--- Exercise brief ---
Output each entry verbatim and exclude every picture from it.

--- Exercise input ---
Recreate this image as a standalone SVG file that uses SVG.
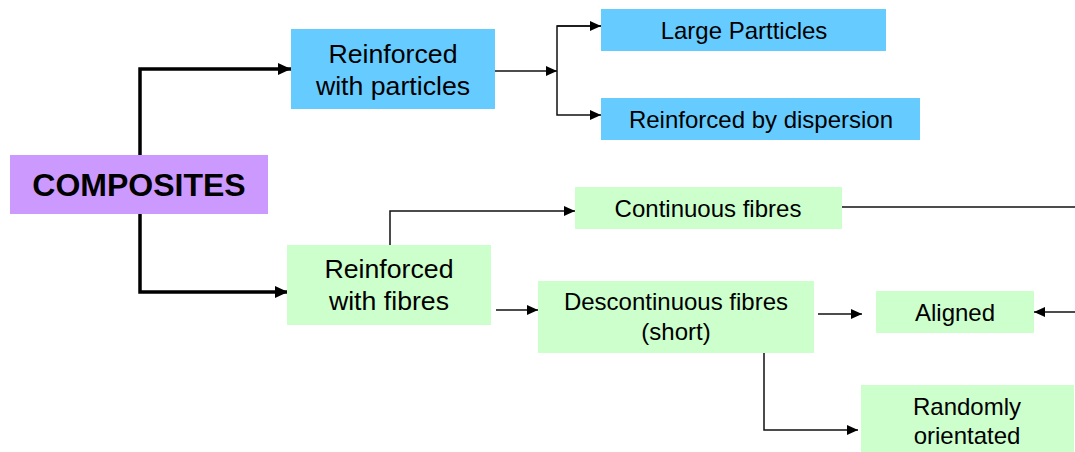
<svg xmlns="http://www.w3.org/2000/svg" width="1075" height="452" viewBox="0 0 1075 452">
<defs>
<style>
.t{font-family:"Liberation Sans",Arial,sans-serif;fill:#000;text-anchor:middle}
.s{font-size:24px}
.m{font-size:26.7px}
.b{font-size:32px;font-weight:bold}
.blue{fill:#66CCFF}
.green{fill:#CCFFCC}
.purple{fill:#CC99FF}
.thin{fill:none;stroke:#111;stroke-width:1.5}
.thick{fill:none;stroke:#000;stroke-width:3.5}
</style>
<marker id="a" markerUnits="userSpaceOnUse" markerWidth="12" markerHeight="10" refX="11" refY="5" orient="auto"><path d="M0,0 L11,5 L0,10 Z" fill="#000"/></marker>
<marker id="A" markerUnits="userSpaceOnUse" markerWidth="14" markerHeight="12" refX="13" refY="6" orient="auto"><path d="M0,0 L13,6 L0,12 Z" fill="#000"/></marker>
</defs>
<g id="connectors">
<path class="thick" d="M140,155 V69 H291" marker-end="url(#A)"/>
<path class="thick" d="M140,214 V292 H288" marker-end="url(#A)"/>
<path class="thin" d="M495,71 H557" marker-end="url(#a)"/>
<path class="thin" d="M601,26 H557 V115 H601" marker-end="url(#a)"/>
<path class="thin" d="M557,26 H601" marker-end="url(#a)"/>
<path class="thin" d="M390,245 V211 H575" marker-end="url(#a)"/>
<path class="thin" d="M841,207 H1075"/>
<path class="thin" d="M1075,312 H1034" marker-end="url(#a)"/>
<path class="thin" d="M496,310 H538" marker-end="url(#a)"/>
<path class="thin" d="M818,314 H862" marker-end="url(#a)"/>
<path class="thin" d="M764,352 V430 H858" marker-end="url(#a)"/>
</g>
<g id="composites"><rect class="purple" x="10" y="155" width="258" height="59"/><text class="t b" x="139" y="196">COMPOSITES</text></g>
<g id="particles"><rect class="blue" x="291" y="29" width="204" height="80"/><text class="t m" x="393" y="63">Reinforced</text><text class="t m" x="393" y="95">with particles</text></g>
<g id="large"><rect class="blue" x="601" y="9" width="285" height="42"/><text class="t s" x="744" y="39">Large Partticles</text></g>
<g id="dispersion"><rect class="blue" x="601" y="98" width="319" height="42"/><text class="t s" x="761" y="128">Reinforced by dispersion</text></g>
<g id="fibres"><rect class="green" x="287" y="245" width="204" height="80"/><text class="t m" x="389" y="278">Reinforced</text><text class="t m" x="389" y="310">with fibres</text></g>
<g id="continuous"><rect class="green" x="575" y="187" width="267" height="42"/><text class="t s" x="708" y="217">Continuous fibres</text></g>
<g id="descontinuous"><rect class="green" x="538" y="281" width="276" height="72"/><text class="t s" x="676" y="310">Descontinuous fibres</text><text class="t s" x="676" y="340">(short)</text></g>
<g id="aligned"><rect class="green" x="876" y="291" width="158" height="42"/><text class="t s" x="955" y="321">Aligned</text></g>
<g id="randomly"><rect class="green" x="861" y="385" width="213" height="67"/><text class="t s" x="967" y="415">Randomly</text><text class="t s" x="967" y="444">orientated</text></g>
</svg>
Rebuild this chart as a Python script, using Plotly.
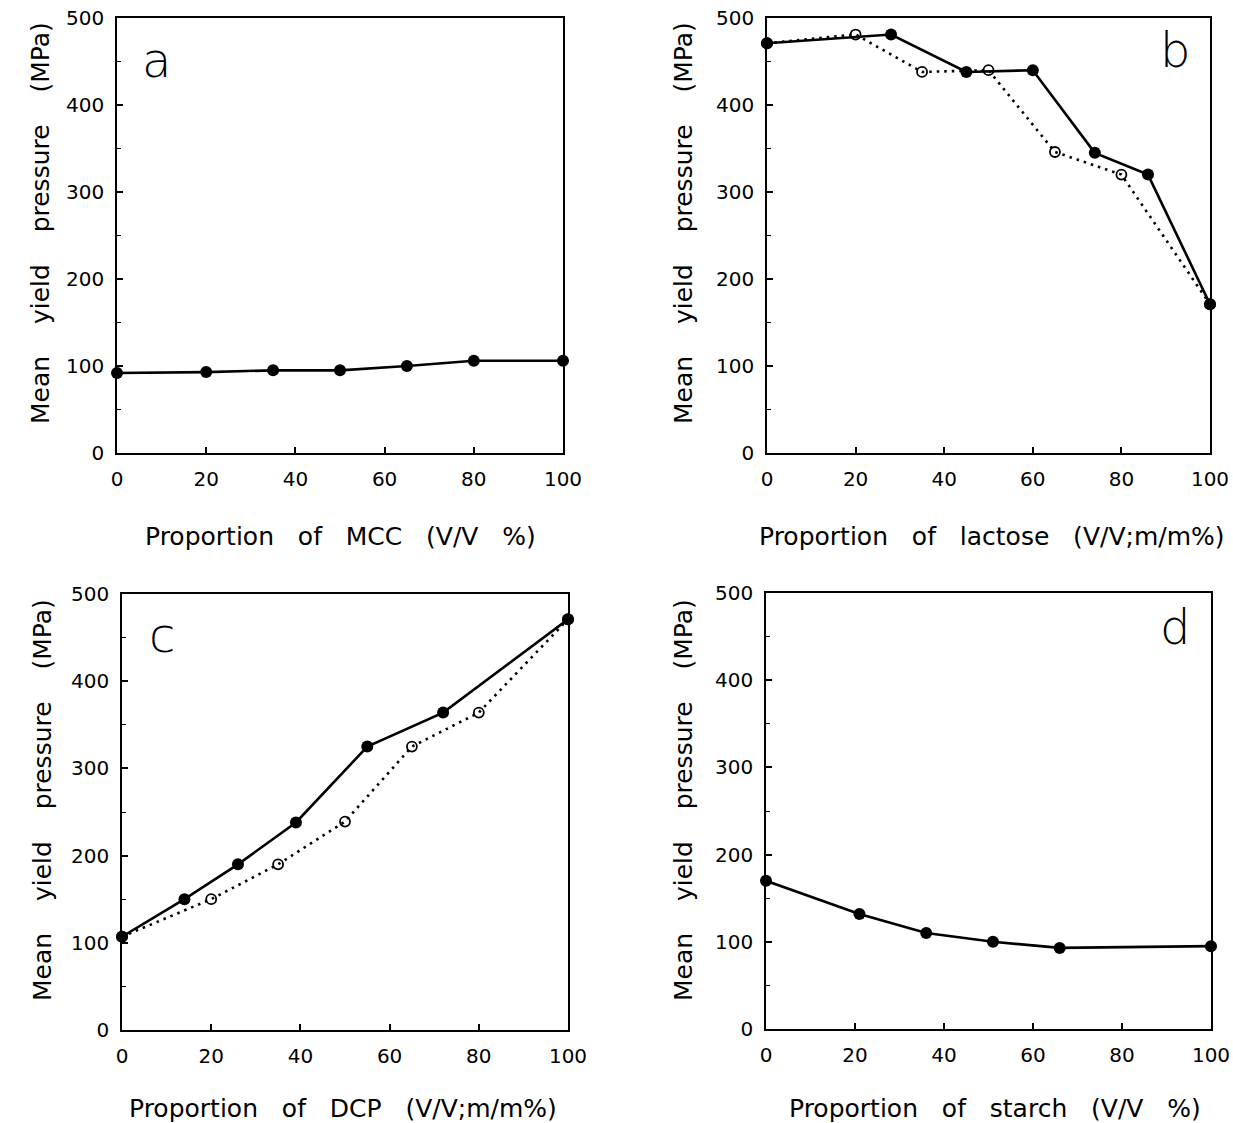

--- Task result ---
Recreate this image as a standalone SVG file that uses SVG.
<svg xmlns="http://www.w3.org/2000/svg" width="1075" height="452" viewBox="0 0 1075 452">
<defs>
<style>
.t{font-family:"Liberation Sans",Arial,sans-serif;fill:#000;text-anchor:middle}
.s{font-size:24px}
.m{font-size:26.7px}
.b{font-size:32px;font-weight:bold}
.blue{fill:#66CCFF}
.green{fill:#CCFFCC}
.purple{fill:#CC99FF}
.thin{fill:none;stroke:#111;stroke-width:1.5}
.thick{fill:none;stroke:#000;stroke-width:3.5}
</style>
<marker id="a" markerUnits="userSpaceOnUse" markerWidth="12" markerHeight="10" refX="11" refY="5" orient="auto"><path d="M0,0 L11,5 L0,10 Z" fill="#000"/></marker>
<marker id="A" markerUnits="userSpaceOnUse" markerWidth="14" markerHeight="12" refX="13" refY="6" orient="auto"><path d="M0,0 L13,6 L0,12 Z" fill="#000"/></marker>
</defs>
<g id="connectors">
<path class="thick" d="M140,155 V69 H291" marker-end="url(#A)"/>
<path class="thick" d="M140,214 V292 H288" marker-end="url(#A)"/>
<path class="thin" d="M495,71 H557" marker-end="url(#a)"/>
<path class="thin" d="M601,26 H557 V115 H601" marker-end="url(#a)"/>
<path class="thin" d="M557,26 H601" marker-end="url(#a)"/>
<path class="thin" d="M390,245 V211 H575" marker-end="url(#a)"/>
<path class="thin" d="M841,207 H1075"/>
<path class="thin" d="M1075,312 H1034" marker-end="url(#a)"/>
<path class="thin" d="M496,310 H538" marker-end="url(#a)"/>
<path class="thin" d="M818,314 H862" marker-end="url(#a)"/>
<path class="thin" d="M764,352 V430 H858" marker-end="url(#a)"/>
</g>
<g id="composites"><rect class="purple" x="10" y="155" width="258" height="59"/><text class="t b" x="139" y="196">COMPOSITES</text></g>
<g id="particles"><rect class="blue" x="291" y="29" width="204" height="80"/><text class="t m" x="393" y="63">Reinforced</text><text class="t m" x="393" y="95">with particles</text></g>
<g id="large"><rect class="blue" x="601" y="9" width="285" height="42"/><text class="t s" x="744" y="39">Large Partticles</text></g>
<g id="dispersion"><rect class="blue" x="601" y="98" width="319" height="42"/><text class="t s" x="761" y="128">Reinforced by dispersion</text></g>
<g id="fibres"><rect class="green" x="287" y="245" width="204" height="80"/><text class="t m" x="389" y="278">Reinforced</text><text class="t m" x="389" y="310">with fibres</text></g>
<g id="continuous"><rect class="green" x="575" y="187" width="267" height="42"/><text class="t s" x="708" y="217">Continuous fibres</text></g>
<g id="descontinuous"><rect class="green" x="538" y="281" width="276" height="72"/><text class="t s" x="676" y="310">Descontinuous fibres</text><text class="t s" x="676" y="340">(short)</text></g>
<g id="aligned"><rect class="green" x="876" y="291" width="158" height="42"/><text class="t s" x="955" y="321">Aligned</text></g>
<g id="randomly"><rect class="green" x="861" y="385" width="213" height="67"/><text class="t s" x="967" y="415">Randomly</text><text class="t s" x="967" y="444">orientated</text></g>
</svg>
Rebuild this chart as a Python script, using Plotly.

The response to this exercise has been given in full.